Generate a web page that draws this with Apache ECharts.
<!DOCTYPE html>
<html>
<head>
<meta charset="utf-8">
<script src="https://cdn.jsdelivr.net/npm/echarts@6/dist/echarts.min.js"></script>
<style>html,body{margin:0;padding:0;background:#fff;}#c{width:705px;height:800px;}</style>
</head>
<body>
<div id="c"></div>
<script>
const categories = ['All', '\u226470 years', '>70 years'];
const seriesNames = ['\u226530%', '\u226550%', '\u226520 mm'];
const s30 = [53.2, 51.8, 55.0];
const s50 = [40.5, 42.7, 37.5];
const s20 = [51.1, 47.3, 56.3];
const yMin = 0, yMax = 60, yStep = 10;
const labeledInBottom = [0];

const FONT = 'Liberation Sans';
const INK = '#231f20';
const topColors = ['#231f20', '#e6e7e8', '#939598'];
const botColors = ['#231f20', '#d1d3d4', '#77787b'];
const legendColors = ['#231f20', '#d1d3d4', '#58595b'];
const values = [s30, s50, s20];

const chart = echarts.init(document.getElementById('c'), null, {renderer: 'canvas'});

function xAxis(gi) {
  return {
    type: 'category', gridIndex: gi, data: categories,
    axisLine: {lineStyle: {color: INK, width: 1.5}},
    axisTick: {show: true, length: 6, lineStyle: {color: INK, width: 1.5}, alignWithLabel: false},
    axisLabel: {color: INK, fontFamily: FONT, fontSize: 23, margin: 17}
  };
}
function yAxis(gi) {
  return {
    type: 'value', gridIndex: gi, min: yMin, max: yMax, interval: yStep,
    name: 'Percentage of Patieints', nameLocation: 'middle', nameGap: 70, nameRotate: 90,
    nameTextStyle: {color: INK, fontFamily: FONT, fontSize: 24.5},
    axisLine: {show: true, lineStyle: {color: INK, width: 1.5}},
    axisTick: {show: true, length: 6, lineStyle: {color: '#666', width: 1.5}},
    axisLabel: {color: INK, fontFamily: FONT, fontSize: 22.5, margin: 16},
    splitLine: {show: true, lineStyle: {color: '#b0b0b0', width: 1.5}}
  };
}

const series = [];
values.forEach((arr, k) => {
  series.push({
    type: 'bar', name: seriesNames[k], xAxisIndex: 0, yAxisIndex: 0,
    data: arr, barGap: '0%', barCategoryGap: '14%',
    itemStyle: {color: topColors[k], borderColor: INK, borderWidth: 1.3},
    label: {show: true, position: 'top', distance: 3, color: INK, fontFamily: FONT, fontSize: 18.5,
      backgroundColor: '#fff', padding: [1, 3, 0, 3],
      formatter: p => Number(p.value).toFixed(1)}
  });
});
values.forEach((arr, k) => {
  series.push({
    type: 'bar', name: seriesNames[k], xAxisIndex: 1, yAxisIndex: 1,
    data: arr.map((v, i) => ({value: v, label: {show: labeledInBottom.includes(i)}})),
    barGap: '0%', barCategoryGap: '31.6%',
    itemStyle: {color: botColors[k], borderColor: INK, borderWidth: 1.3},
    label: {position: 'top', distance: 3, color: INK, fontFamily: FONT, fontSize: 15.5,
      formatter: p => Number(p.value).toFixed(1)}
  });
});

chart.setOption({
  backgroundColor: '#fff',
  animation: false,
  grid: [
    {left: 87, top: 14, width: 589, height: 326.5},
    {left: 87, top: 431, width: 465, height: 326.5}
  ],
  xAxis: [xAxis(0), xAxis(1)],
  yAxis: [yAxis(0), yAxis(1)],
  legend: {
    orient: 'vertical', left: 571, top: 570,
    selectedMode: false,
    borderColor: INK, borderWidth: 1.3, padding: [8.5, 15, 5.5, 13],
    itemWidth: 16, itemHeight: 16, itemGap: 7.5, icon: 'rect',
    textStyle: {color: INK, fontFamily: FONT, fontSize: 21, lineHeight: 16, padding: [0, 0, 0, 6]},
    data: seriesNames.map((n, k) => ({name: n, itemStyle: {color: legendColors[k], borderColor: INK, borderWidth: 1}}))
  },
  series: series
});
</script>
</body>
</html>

___

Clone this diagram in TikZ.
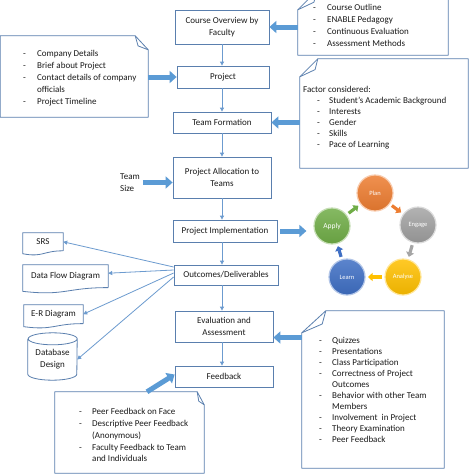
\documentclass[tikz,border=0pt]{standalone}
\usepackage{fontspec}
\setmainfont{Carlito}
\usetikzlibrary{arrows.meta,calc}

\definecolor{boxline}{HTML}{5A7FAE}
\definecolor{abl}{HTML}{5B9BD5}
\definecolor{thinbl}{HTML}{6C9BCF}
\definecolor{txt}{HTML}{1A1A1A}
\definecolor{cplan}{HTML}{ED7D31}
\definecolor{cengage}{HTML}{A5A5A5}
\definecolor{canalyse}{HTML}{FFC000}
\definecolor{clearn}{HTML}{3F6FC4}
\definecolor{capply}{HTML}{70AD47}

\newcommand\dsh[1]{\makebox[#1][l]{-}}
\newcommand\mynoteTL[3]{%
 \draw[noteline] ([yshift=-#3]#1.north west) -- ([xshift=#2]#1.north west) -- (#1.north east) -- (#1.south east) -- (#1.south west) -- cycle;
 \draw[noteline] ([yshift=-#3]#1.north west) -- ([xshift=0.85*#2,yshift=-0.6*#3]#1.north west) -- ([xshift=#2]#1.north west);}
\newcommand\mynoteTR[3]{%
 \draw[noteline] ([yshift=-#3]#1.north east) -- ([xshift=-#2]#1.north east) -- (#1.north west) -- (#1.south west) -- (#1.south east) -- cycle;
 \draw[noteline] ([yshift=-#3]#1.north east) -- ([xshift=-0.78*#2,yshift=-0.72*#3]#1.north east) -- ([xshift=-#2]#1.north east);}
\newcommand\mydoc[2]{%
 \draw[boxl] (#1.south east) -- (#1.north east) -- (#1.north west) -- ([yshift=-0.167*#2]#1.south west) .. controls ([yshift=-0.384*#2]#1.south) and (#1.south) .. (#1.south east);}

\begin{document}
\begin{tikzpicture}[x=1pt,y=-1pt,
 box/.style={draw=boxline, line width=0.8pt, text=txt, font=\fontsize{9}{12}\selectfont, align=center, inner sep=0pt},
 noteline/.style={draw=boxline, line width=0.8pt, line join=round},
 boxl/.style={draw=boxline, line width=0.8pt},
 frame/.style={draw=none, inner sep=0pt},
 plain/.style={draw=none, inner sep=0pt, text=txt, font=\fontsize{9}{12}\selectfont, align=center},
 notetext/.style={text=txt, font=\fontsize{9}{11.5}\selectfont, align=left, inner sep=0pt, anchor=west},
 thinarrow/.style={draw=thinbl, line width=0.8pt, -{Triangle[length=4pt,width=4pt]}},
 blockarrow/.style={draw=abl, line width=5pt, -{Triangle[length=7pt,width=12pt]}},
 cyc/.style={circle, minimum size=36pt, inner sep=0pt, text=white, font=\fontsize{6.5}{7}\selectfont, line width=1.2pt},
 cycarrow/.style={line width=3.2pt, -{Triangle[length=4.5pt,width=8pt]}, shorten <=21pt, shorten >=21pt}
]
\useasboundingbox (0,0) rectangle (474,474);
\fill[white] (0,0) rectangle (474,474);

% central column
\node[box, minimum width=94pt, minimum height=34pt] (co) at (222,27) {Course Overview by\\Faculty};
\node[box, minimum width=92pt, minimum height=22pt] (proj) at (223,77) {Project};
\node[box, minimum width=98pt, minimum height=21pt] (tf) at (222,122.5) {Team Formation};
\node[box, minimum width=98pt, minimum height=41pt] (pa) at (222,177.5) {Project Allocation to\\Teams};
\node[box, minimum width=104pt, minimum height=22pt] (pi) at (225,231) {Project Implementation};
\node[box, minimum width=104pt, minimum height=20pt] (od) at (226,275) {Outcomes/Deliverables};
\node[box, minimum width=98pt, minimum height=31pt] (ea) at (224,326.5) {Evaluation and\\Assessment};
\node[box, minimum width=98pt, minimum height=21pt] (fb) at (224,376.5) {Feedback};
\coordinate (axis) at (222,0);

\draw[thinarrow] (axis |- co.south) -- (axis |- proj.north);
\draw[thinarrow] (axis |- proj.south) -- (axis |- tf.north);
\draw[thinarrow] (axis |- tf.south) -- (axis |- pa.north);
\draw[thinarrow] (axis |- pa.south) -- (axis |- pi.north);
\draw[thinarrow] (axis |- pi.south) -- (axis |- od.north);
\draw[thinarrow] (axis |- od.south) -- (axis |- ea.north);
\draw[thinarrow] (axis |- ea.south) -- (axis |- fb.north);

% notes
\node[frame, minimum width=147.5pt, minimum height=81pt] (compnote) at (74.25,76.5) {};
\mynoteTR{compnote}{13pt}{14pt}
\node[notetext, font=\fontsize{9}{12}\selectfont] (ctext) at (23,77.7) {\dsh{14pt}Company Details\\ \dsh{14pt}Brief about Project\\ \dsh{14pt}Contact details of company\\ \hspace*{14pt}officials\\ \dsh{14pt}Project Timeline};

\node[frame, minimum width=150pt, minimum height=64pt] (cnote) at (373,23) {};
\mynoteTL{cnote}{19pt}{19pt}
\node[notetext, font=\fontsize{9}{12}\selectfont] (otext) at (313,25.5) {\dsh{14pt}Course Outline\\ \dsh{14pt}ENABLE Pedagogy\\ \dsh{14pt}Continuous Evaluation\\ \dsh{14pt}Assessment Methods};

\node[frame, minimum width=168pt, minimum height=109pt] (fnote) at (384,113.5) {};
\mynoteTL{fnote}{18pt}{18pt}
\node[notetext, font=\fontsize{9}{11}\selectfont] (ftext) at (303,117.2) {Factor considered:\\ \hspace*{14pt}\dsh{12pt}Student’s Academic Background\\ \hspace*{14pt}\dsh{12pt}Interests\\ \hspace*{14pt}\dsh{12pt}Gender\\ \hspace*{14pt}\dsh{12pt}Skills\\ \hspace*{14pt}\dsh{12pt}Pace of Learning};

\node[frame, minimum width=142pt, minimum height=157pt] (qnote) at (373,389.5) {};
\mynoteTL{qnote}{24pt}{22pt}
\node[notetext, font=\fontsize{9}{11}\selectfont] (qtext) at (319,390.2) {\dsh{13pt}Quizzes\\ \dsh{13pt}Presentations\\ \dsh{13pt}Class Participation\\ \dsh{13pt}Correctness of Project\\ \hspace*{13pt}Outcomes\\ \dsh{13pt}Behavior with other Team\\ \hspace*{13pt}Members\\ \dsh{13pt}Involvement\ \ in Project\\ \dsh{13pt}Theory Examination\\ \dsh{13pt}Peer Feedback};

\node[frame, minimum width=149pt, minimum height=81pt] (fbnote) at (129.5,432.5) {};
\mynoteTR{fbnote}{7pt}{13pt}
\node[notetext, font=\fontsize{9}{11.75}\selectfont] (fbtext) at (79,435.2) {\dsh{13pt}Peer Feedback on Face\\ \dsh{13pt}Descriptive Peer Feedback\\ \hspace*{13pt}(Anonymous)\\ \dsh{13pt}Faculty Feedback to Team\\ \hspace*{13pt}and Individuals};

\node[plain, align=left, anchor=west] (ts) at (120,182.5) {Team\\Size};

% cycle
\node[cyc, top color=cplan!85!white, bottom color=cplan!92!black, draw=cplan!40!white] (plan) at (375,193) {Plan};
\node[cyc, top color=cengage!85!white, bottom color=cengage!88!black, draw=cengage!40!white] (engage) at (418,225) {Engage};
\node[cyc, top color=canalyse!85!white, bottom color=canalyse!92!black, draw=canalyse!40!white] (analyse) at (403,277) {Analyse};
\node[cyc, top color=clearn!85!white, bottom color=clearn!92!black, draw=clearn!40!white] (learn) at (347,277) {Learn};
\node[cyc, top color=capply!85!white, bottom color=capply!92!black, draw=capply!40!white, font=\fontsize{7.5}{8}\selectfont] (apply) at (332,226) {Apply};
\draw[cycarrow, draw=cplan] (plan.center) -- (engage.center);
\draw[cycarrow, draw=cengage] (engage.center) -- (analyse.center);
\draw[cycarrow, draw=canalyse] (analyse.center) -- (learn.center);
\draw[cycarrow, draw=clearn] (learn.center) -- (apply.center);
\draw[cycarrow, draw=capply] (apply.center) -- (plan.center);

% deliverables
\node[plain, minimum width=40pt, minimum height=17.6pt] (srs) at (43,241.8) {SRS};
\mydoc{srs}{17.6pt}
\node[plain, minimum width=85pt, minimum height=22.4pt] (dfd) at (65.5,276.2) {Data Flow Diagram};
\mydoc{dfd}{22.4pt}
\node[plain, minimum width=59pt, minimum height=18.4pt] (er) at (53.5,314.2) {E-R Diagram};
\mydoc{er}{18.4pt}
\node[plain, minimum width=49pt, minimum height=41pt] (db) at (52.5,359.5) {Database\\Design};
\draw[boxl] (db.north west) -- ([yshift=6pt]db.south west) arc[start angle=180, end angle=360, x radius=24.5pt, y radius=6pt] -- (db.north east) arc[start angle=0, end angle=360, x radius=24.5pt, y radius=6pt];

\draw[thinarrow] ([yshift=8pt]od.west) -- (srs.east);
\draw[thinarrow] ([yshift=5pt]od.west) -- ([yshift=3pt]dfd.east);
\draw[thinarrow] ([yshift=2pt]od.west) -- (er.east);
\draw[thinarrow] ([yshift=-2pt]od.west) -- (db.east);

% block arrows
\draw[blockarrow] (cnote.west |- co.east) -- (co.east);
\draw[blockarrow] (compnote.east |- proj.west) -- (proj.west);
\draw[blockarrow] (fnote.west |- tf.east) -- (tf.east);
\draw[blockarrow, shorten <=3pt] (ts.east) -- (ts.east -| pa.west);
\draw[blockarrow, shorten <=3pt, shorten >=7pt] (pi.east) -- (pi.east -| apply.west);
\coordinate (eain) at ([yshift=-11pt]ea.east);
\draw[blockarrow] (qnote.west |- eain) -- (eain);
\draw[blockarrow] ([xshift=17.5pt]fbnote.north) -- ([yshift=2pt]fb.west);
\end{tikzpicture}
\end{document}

___

* Description of the task
Copy out, exactly, every line from the one that contains "Clone this diagram in TikZ." through the one that contains "west) -- ([yshift=-0.167*#2]#1.south". Pictures stay out of the copy.

* Correct answer
Clone this diagram in TikZ.
\documentclass[tikz,border=0pt]{standalone}
\usepackage{fontspec}
\setmainfont{Carlito}
\usetikzlibrary{arrows.meta,calc}

\definecolor{boxline}{HTML}{5A7FAE}
\definecolor{abl}{HTML}{5B9BD5}
\definecolor{thinbl}{HTML}{6C9BCF}
\definecolor{txt}{HTML}{1A1A1A}
\definecolor{cplan}{HTML}{ED7D31}
\definecolor{cengage}{HTML}{A5A5A5}
\definecolor{canalyse}{HTML}{FFC000}
\definecolor{clearn}{HTML}{3F6FC4}
\definecolor{capply}{HTML}{70AD47}

\newcommand\dsh[1]{\makebox[#1][l]{-}}
\newcommand\mynoteTL[3]{%
 \draw[noteline] ([yshift=-#3]#1.north west) -- ([xshift=#2]#1.north west) -- (#1.north east) -- (#1.south east) -- (#1.south west) -- cycle;
 \draw[noteline] ([yshift=-#3]#1.north west) -- ([xshift=0.85*#2,yshift=-0.6*#3]#1.north west) -- ([xshift=#2]#1.north west);}
\newcommand\mynoteTR[3]{%
 \draw[noteline] ([yshift=-#3]#1.north east) -- ([xshift=-#2]#1.north east) -- (#1.north west) -- (#1.south west) -- (#1.south east) -- cycle;
 \draw[noteline] ([yshift=-#3]#1.north east) -- ([xshift=-0.78*#2,yshift=-0.72*#3]#1.north east) -- ([xshift=-#2]#1.north east);}
\newcommand\mydoc[2]{%
 \draw[boxl] (#1.south east) -- (#1.north east) -- (#1.north west) -- ([yshift=-0.167*#2]#1.south west) .. controls ([yshift=-0.384*#2]#1.south) and (#1.south) .. (#1.south east);}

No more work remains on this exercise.